There was a local politician on Long Island a while ago who had an unusual campaign position on gun control. He argued that guns don’t kill people; bullets do. Therefore, we should not control the purchase or possession of firearms; we should control the purchase/possession of bullets, the real culprits. He lost–or at least I hope he did.
The Wall Street Journal ran an article yesterday, apparently based on a recent Wells Fargo research report on failed shopping malls. Its conclusion: dead shopping malls are being killed, not by online shopping, but by the proliferation of newer, larger, more glitzy, better-located other malls.
There is certainly something more to this argument than to the bullet one. Commercial real estate is a boom and bust business. Developers put up new structures with relentless fervor until the day the banks shut down their access to credit. And that usually doesn’t happen until the first bankruptcies of failed projects begin to appear. As the old banking adage goes, “You never get promoted by turning down a loan.”

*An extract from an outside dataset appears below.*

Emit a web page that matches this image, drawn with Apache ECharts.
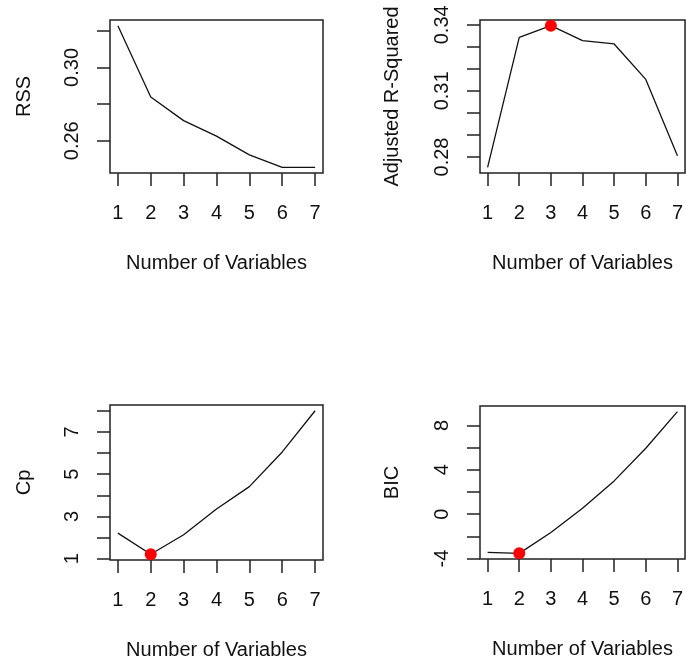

So, yes, older, smaller, less well-located malls are losing out to newer ones. And the loss of anchor stores is usually the signal that the party is over.
But if we do a little arithmetic with the Census Bureau data on retail sales in the US, we can conclude that although online retail sales represent less than 10% of the total, they account for half the overall growth in retail. Bricks-and-mortar retail is advancing, if that’s the right word, at about 2% a year. It may be that if we adjust for inflation, the movement of physical goods through the traditional retail chain is flat. So because of the internet there is no need for any net new mall space in the US.
From a retail firm’s perspective, BAM revenue growth is probably only going to come by taking sales away from competitors. In a mature environment like this, cost control becomes an increasingly important source of profit growth. Both factors imply firms should have better control over floor space and adjust it frequently to be in the most attractive locations.
Who knows what mall developers actually do, but if it were me any new project would need to explicitly target aging malls in its vicinity. Those would be the primary source of the revenues that would make the project viable.
–if half the growth in retail weren’t being siphoned off by the internet, I’d guess the tectonic plates of malldom wouldn’t be shifting as violently as they are now, and
–the idea that ownership of physical store premises is a hidden source of value for mature retail firms (think: the attack on JC Penney) has passed its use-by date.